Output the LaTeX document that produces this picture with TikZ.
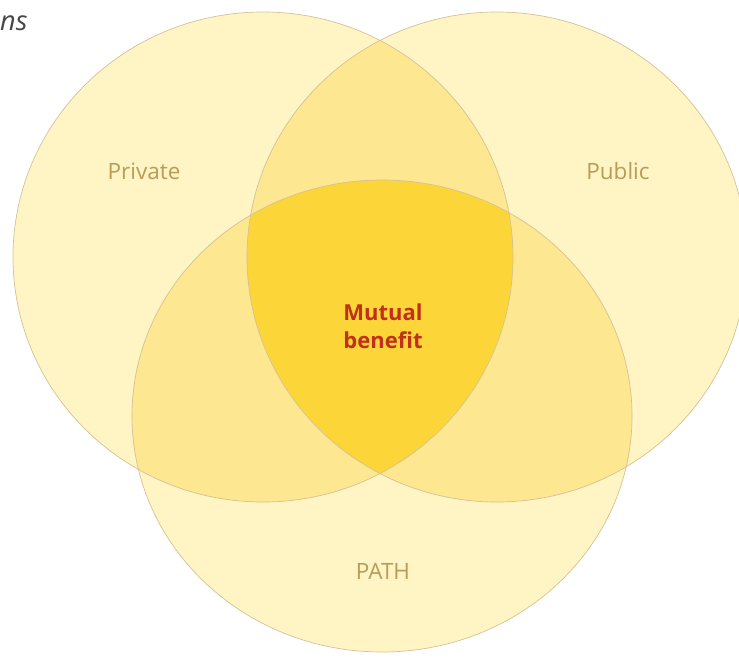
\documentclass[tikz,border=0pt]{standalone}
\usepackage{fontspec}
\setmainfont{Open Sans}
\begin{document}
\begin{tikzpicture}[x=1pt,y=-1pt,
  single/.style={fill=setone},
  pair/.style={fill=settwo},
  rim/.style={draw=rimcol,line width=0.7pt},
  setlabel/.style={text=labelcol,font=\fontsize{22.5}{26}\selectfont},
  corelabel/.style={text=corecol,font=\bfseries\fontsize{22}{28}\selectfont,align=center}]
\definecolor{setone}{RGB}{254,244,196}
\definecolor{settwo}{RGB}{253,231,144}
\definecolor{setthree}{RGB}{252,214,56}
\definecolor{rimcol}{RGB}{212,194,150}
\definecolor{labelcol}{RGB}{184,156,88}
\definecolor{corecol}{RGB}{192,48,26}
\definecolor{headcol}{RGB}{70,70,70}
\useasboundingbox (0,0) rectangle (739,666);
\clip (0,0) rectangle (739,666);
% set centres
\coordinate (cL) at (263,257);
\coordinate (cR) at (497,257);
\coordinate (cB) at (382,416);
\def\shapeL{(cL) ellipse [x radius=250pt, y radius=245pt]}
\def\shapeR{(cR) ellipse [x radius=250pt, y radius=245pt]}
\def\shapeB{(cB) ellipse [x radius=250pt, y radius=236pt]}
% single sets
\fill[single] \shapeL;
\fill[single] \shapeR;
\fill[single] \shapeB;
% pairwise overlaps
\begin{scope}\clip \shapeL; \fill[pair] \shapeR; \fill[pair] \shapeB; \end{scope}
\begin{scope}\clip \shapeR; \fill[pair] \shapeB; \end{scope}
% triple overlap
\begin{scope}\clip \shapeL; \clip \shapeR; \fill[setthree] \shapeB; \end{scope}
% outlines
\draw[rim] \shapeL;
\draw[rim] \shapeR;
\draw[rim] \shapeB;
% labels
\node[setlabel] (private) at (144,171) {Private};
\node[setlabel] (public) at (618,171) {Public};
\node[setlabel] (path) at (383,571) {PATH};
\node[corelabel] (core) at (383,326) {Mutual\\benefit};
\node[anchor=base west,inner sep=0pt,text=headcol,font=\itshape\fontsize{27}{30}\selectfont] (head) at (0,31) {ns};
\end{tikzpicture}
\end{document}
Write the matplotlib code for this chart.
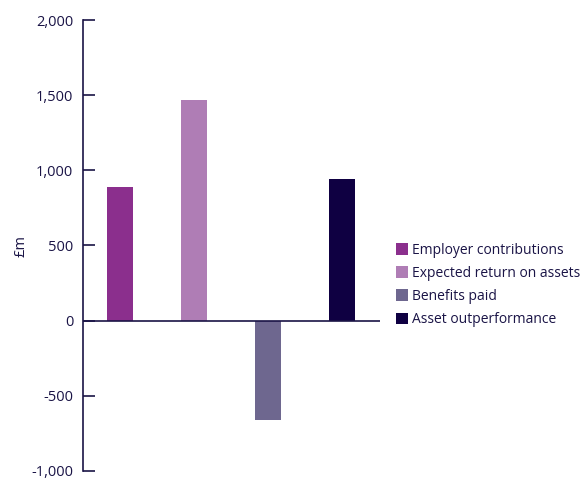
+ + + + +
* Task prompt *
Copy out all of the material exactly as written, without its pictures.

* Written solution *
Output the LaTeX document that produces this picture with TikZ.
\documentclass[tikz,border=0pt]{standalone}
\usepackage{fontspec}
\setmainfont{Open Sans}
\begin{document}
\begin{tikzpicture}[x=1pt,y=-1pt,
  single/.style={fill=setone},
  pair/.style={fill=settwo},
  rim/.style={draw=rimcol,line width=0.7pt},
  setlabel/.style={text=labelcol,font=\fontsize{22.5}{26}\selectfont},
  corelabel/.style={text=corecol,font=\bfseries\fontsize{22}{28}\selectfont,align=center}]
\definecolor{setone}{RGB}{254,244,196}
\definecolor{settwo}{RGB}{253,231,144}
\definecolor{setthree}{RGB}{252,214,56}
\definecolor{rimcol}{RGB}{212,194,150}
\definecolor{labelcol}{RGB}{184,156,88}
\definecolor{corecol}{RGB}{192,48,26}
\definecolor{headcol}{RGB}{70,70,70}
\useasboundingbox (0,0) rectangle (739,666);
\clip (0,0) rectangle (739,666);
% set centres
\coordinate (cL) at (263,257);
\coordinate (cR) at (497,257);
\coordinate (cB) at (382,416);
\def\shapeL{(cL) ellipse [x radius=250pt, y radius=245pt]}
\def\shapeR{(cR) ellipse [x radius=250pt, y radius=245pt]}
\def\shapeB{(cB) ellipse [x radius=250pt, y radius=236pt]}
% single sets
\fill[single] \shapeL;
\fill[single] \shapeR;
\fill[single] \shapeB;
% pairwise overlaps
\begin{scope}\clip \shapeL; \fill[pair] \shapeR; \fill[pair] \shapeB; \end{scope}
\begin{scope}\clip \shapeR; \fill[pair] \shapeB; \end{scope}
% triple overlap
\begin{scope}\clip \shapeL; \clip \shapeR; \fill[setthree] \shapeB; \end{scope}
% outlines
\draw[rim] \shapeL;
\draw[rim] \shapeR;
\draw[rim] \shapeB;
% labels
\node[setlabel] (private) at (144,171) {Private};
\node[setlabel] (public) at (618,171) {Public};
\node[setlabel] (path) at (383,571) {PATH};
\node[corelabel] (core) at (383,326) {Mutual\\benefit};
\node[anchor=base west,inner sep=0pt,text=headcol,font=\itshape\fontsize{27}{30}\selectfont] (head) at (0,31) {ns};
\end{tikzpicture}
\end{document}
Write the matplotlib code for this chart.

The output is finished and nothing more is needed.